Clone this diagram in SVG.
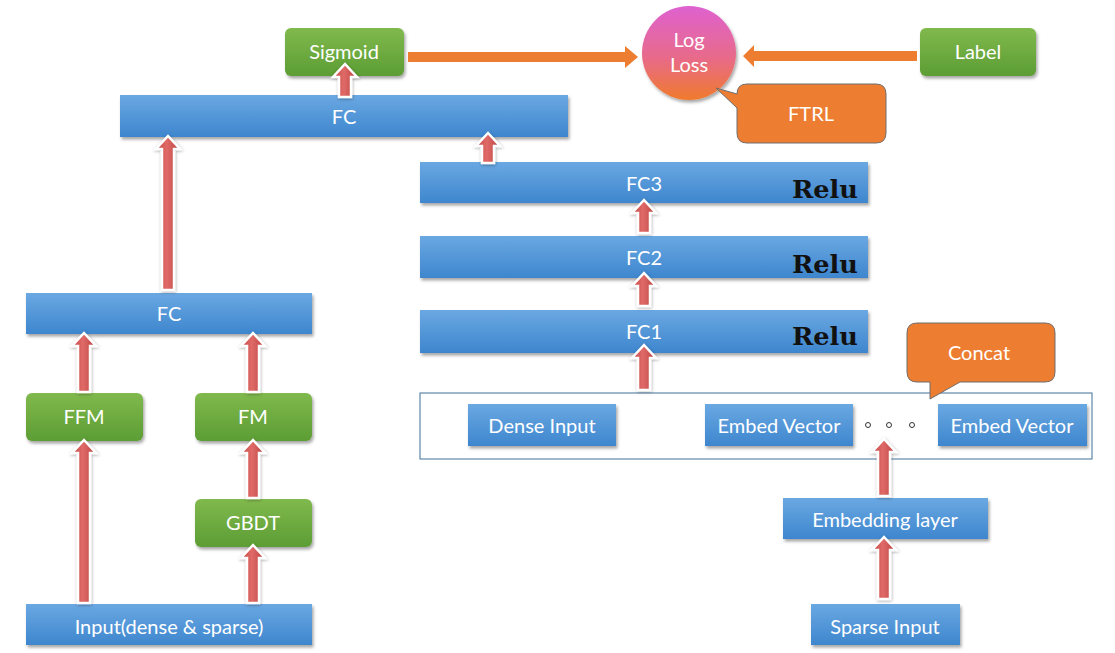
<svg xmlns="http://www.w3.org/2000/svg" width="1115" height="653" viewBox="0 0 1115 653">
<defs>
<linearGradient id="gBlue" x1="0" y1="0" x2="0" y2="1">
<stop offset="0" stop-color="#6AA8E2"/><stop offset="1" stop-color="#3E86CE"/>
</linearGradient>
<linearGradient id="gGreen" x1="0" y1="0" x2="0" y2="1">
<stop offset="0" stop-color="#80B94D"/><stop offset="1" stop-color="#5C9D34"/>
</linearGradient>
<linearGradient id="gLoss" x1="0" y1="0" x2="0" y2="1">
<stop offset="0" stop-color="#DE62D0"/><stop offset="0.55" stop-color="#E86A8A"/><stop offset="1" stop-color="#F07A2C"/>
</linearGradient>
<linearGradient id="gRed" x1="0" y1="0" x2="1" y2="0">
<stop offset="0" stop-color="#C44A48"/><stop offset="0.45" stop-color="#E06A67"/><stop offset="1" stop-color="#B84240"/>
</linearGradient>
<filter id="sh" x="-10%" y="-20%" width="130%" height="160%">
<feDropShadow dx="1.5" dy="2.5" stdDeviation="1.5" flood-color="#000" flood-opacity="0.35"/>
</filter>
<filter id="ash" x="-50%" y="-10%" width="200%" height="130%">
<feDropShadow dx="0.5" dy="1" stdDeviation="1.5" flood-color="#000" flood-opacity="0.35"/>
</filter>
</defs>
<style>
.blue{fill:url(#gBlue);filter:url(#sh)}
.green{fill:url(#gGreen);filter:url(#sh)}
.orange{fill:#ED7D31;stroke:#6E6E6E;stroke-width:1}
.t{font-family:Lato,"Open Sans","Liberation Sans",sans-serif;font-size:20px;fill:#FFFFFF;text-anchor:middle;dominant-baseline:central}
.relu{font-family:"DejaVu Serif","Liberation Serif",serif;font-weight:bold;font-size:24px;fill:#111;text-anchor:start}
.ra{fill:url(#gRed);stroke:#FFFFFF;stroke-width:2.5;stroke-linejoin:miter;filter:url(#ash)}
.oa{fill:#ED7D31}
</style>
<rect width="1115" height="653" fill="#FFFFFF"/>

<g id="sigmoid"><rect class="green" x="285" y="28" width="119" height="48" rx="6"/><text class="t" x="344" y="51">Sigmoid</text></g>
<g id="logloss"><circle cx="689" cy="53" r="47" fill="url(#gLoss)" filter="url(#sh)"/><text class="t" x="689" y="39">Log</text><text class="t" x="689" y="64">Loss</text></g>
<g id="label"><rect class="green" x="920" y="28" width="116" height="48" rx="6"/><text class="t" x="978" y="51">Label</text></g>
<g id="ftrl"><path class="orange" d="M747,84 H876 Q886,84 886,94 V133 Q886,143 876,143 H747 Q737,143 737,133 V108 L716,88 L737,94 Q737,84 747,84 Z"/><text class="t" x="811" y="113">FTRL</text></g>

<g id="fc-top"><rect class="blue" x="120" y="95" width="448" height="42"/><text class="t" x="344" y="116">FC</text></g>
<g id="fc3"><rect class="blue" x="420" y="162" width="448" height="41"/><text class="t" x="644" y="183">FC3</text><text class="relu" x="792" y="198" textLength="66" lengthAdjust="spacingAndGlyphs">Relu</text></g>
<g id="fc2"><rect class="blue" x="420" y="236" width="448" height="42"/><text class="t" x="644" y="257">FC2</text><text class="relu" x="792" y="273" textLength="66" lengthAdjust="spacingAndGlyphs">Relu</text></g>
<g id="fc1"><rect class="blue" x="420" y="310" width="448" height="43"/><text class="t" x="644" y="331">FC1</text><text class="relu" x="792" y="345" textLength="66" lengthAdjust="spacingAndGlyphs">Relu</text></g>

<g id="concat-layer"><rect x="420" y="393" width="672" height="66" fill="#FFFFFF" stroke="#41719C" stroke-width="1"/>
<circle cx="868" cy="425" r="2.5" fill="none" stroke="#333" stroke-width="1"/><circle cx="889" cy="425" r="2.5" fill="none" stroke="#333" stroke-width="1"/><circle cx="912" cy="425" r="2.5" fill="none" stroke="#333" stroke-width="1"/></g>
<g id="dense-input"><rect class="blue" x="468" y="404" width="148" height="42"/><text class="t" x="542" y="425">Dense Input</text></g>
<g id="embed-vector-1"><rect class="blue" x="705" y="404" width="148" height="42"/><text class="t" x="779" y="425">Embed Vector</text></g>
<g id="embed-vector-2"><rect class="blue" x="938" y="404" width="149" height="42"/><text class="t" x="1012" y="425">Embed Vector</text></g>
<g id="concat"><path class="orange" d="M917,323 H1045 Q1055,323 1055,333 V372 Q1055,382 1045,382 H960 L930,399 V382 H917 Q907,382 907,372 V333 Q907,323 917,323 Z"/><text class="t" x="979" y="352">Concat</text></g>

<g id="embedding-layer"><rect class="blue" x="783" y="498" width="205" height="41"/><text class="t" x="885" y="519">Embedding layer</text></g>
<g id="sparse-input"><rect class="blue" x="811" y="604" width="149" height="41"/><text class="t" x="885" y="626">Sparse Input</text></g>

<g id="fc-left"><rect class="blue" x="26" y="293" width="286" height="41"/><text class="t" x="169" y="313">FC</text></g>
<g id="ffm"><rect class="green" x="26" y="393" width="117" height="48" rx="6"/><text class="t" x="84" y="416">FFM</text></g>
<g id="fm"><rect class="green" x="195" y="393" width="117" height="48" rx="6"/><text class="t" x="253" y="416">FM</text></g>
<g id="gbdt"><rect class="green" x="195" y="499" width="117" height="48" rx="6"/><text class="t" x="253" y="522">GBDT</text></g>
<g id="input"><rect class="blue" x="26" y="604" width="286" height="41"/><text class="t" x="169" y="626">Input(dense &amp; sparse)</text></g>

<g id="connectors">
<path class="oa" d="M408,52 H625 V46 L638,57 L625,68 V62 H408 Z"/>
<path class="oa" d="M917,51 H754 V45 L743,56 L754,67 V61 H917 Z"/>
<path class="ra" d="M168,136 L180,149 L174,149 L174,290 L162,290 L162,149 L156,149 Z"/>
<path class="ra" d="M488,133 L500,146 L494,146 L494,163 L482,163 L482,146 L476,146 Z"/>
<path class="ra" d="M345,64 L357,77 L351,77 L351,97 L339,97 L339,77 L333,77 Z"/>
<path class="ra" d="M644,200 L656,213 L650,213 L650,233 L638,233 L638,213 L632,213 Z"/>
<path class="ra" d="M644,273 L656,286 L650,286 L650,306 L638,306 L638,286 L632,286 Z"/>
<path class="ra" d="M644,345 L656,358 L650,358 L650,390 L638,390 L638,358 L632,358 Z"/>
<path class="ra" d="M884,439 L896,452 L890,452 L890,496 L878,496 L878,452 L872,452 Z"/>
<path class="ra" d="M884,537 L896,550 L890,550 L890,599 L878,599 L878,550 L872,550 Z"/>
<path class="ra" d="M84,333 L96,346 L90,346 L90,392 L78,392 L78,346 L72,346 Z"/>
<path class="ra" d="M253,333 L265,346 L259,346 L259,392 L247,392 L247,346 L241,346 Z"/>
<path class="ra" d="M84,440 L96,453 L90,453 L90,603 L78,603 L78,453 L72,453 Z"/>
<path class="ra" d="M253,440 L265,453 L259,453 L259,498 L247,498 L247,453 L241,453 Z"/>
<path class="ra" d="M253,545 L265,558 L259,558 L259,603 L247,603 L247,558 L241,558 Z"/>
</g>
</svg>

# [Prompt]
Return the full material word for word. Do not include the pictures.

# [Exercise solution]
Clone this diagram in SVG.
<svg xmlns="http://www.w3.org/2000/svg" width="1115" height="653" viewBox="0 0 1115 653">
<defs>
<linearGradient id="gBlue" x1="0" y1="0" x2="0" y2="1">
<stop offset="0" stop-color="#6AA8E2"/><stop offset="1" stop-color="#3E86CE"/>
</linearGradient>
<linearGradient id="gGreen" x1="0" y1="0" x2="0" y2="1">
<stop offset="0" stop-color="#80B94D"/><stop offset="1" stop-color="#5C9D34"/>
</linearGradient>
<linearGradient id="gLoss" x1="0" y1="0" x2="0" y2="1">
<stop offset="0" stop-color="#DE62D0"/><stop offset="0.55" stop-color="#E86A8A"/><stop offset="1" stop-color="#F07A2C"/>
</linearGradient>
<linearGradient id="gRed" x1="0" y1="0" x2="1" y2="0">
<stop offset="0" stop-color="#C44A48"/><stop offset="0.45" stop-color="#E06A67"/><stop offset="1" stop-color="#B84240"/>
</linearGradient>
<filter id="sh" x="-10%" y="-20%" width="130%" height="160%">
<feDropShadow dx="1.5" dy="2.5" stdDeviation="1.5" flood-color="#000" flood-opacity="0.35"/>
</filter>
<filter id="ash" x="-50%" y="-10%" width="200%" height="130%">
<feDropShadow dx="0.5" dy="1" stdDeviation="1.5" flood-color="#000" flood-opacity="0.35"/>
</filter>
</defs>
<style>
.blue{fill:url(#gBlue);filter:url(#sh)}
.green{fill:url(#gGreen);filter:url(#sh)}
.orange{fill:#ED7D31;stroke:#6E6E6E;stroke-width:1}
.t{font-family:Lato,"Open Sans","Liberation Sans",sans-serif;font-size:20px;fill:#FFFFFF;text-anchor:middle;dominant-baseline:central}
.relu{font-family:"DejaVu Serif","Liberation Serif",serif;font-weight:bold;font-size:24px;fill:#111;text-anchor:start}
.ra{fill:url(#gRed);stroke:#FFFFFF;stroke-width:2.5;stroke-linejoin:miter;filter:url(#ash)}
.oa{fill:#ED7D31}
</style>
<rect width="1115" height="653" fill="#FFFFFF"/>

<g id="sigmoid"><rect class="green" x="285" y="28" width="119" height="48" rx="6"/><text class="t" x="344" y="51">Sigmoid</text></g>
<g id="logloss"><circle cx="689" cy="53" r="47" fill="url(#gLoss)" filter="url(#sh)"/><text class="t" x="689" y="39">Log</text><text class="t" x="689" y="64">Loss</text></g>
<g id="label"><rect class="green" x="920" y="28" width="116" height="48" rx="6"/><text class="t" x="978" y="51">Label</text></g>
<g id="ftrl"><path class="orange" d="M747,84 H876 Q886,84 886,94 V133 Q886,143 876,143 H747 Q737,143 737,133 V108 L716,88 L737,94 Q737,84 747,84 Z"/><text class="t" x="811" y="113">FTRL</text></g>

<g id="fc-top"><rect class="blue" x="120" y="95" width="448" height="42"/><text class="t" x="344" y="116">FC</text></g>
<g id="fc3"><rect class="blue" x="420" y="162" width="448" height="41"/><text class="t" x="644" y="183">FC3</text><text class="relu" x="792" y="198" textLength="66" lengthAdjust="spacingAndGlyphs">Relu</text></g>
<g id="fc2"><rect class="blue" x="420" y="236" width="448" height="42"/><text class="t" x="644" y="257">FC2</text><text class="relu" x="792" y="273" textLength="66" lengthAdjust="spacingAndGlyphs">Relu</text></g>
<g id="fc1"><rect class="blue" x="420" y="310" width="448" height="43"/><text class="t" x="644" y="331">FC1</text><text class="relu" x="792" y="345" textLength="66" lengthAdjust="spacingAndGlyphs">Relu</text></g>

<g id="concat-layer"><rect x="420" y="393" width="672" height="66" fill="#FFFFFF" stroke="#41719C" stroke-width="1"/>
<circle cx="868" cy="425" r="2.5" fill="none" stroke="#333" stroke-width="1"/><circle cx="889" cy="425" r="2.5" fill="none" stroke="#333" stroke-width="1"/><circle cx="912" cy="425" r="2.5" fill="none" stroke="#333" stroke-width="1"/></g>
<g id="dense-input"><rect class="blue" x="468" y="404" width="148" height="42"/><text class="t" x="542" y="425">Dense Input</text></g>
<g id="embed-vector-1"><rect class="blue" x="705" y="404" width="148" height="42"/><text class="t" x="779" y="425">Embed Vector</text></g>
<g id="embed-vector-2"><rect class="blue" x="938" y="404" width="149" height="42"/><text class="t" x="1012" y="425">Embed Vector</text></g>
<g id="concat"><path class="orange" d="M917,323 H1045 Q1055,323 1055,333 V372 Q1055,382 1045,382 H960 L930,399 V382 H917 Q907,382 907,372 V333 Q907,323 917,323 Z"/><text class="t" x="979" y="352">Concat</text></g>

<g id="embedding-layer"><rect class="blue" x="783" y="498" width="205" height="41"/><text class="t" x="885" y="519">Embedding layer</text></g>
<g id="sparse-input"><rect class="blue" x="811" y="604" width="149" height="41"/><text class="t" x="885" y="626">Sparse Input</text></g>

<g id="fc-left"><rect class="blue" x="26" y="293" width="286" height="41"/><text class="t" x="169" y="313">FC</text></g>
<g id="ffm"><rect class="green" x="26" y="393" width="117" height="48" rx="6"/><text class="t" x="84" y="416">FFM</text></g>
<g id="fm"><rect class="green" x="195" y="393" width="117" height="48" rx="6"/><text class="t" x="253" y="416">FM</text></g>
<g id="gbdt"><rect class="green" x="195" y="499" width="117" height="48" rx="6"/><text class="t" x="253" y="522">GBDT</text></g>
<g id="input"><rect class="blue" x="26" y="604" width="286" height="41"/><text class="t" x="169" y="626">Input(dense &amp; sparse)</text></g>

<g id="connectors">
<path class="oa" d="M408,52 H625 V46 L638,57 L625,68 V62 H408 Z"/>
<path class="oa" d="M917,51 H754 V45 L743,56 L754,67 V61 H917 Z"/>
<path class="ra" d="M168,136 L180,149 L174,149 L174,290 L162,290 L162,149 L156,149 Z"/>
<path class="ra" d="M488,133 L500,146 L494,146 L494,163 L482,163 L482,146 L476,146 Z"/>
<path class="ra" d="M345,64 L357,77 L351,77 L351,97 L339,97 L339,77 L333,77 Z"/>
<path class="ra" d="M644,200 L656,213 L650,213 L650,233 L638,233 L638,213 L632,213 Z"/>
<path class="ra" d="M644,273 L656,286 L650,286 L650,306 L638,306 L638,286 L632,286 Z"/>
<path class="ra" d="M644,345 L656,358 L650,358 L650,390 L638,390 L638,358 L632,358 Z"/>
<path class="ra" d="M884,439 L896,452 L890,452 L890,496 L878,496 L878,452 L872,452 Z"/>
<path class="ra" d="M884,537 L896,550 L890,550 L890,599 L878,599 L878,550 L872,550 Z"/>
<path class="ra" d="M84,333 L96,346 L90,346 L90,392 L78,392 L78,346 L72,346 Z"/>
<path class="ra" d="M253,333 L265,346 L259,346 L259,392 L247,392 L247,346 L241,346 Z"/>
<path class="ra" d="M84,440 L96,453 L90,453 L90,603 L78,603 L78,453 L72,453 Z"/>
<path class="ra" d="M253,440 L265,453 L259,453 L259,498 L247,498 L247,453 L241,453 Z"/>
<path class="ra" d="M253,545 L265,558 L259,558 L259,603 L247,603 L247,558 L241,558 Z"/>
</g>
</svg>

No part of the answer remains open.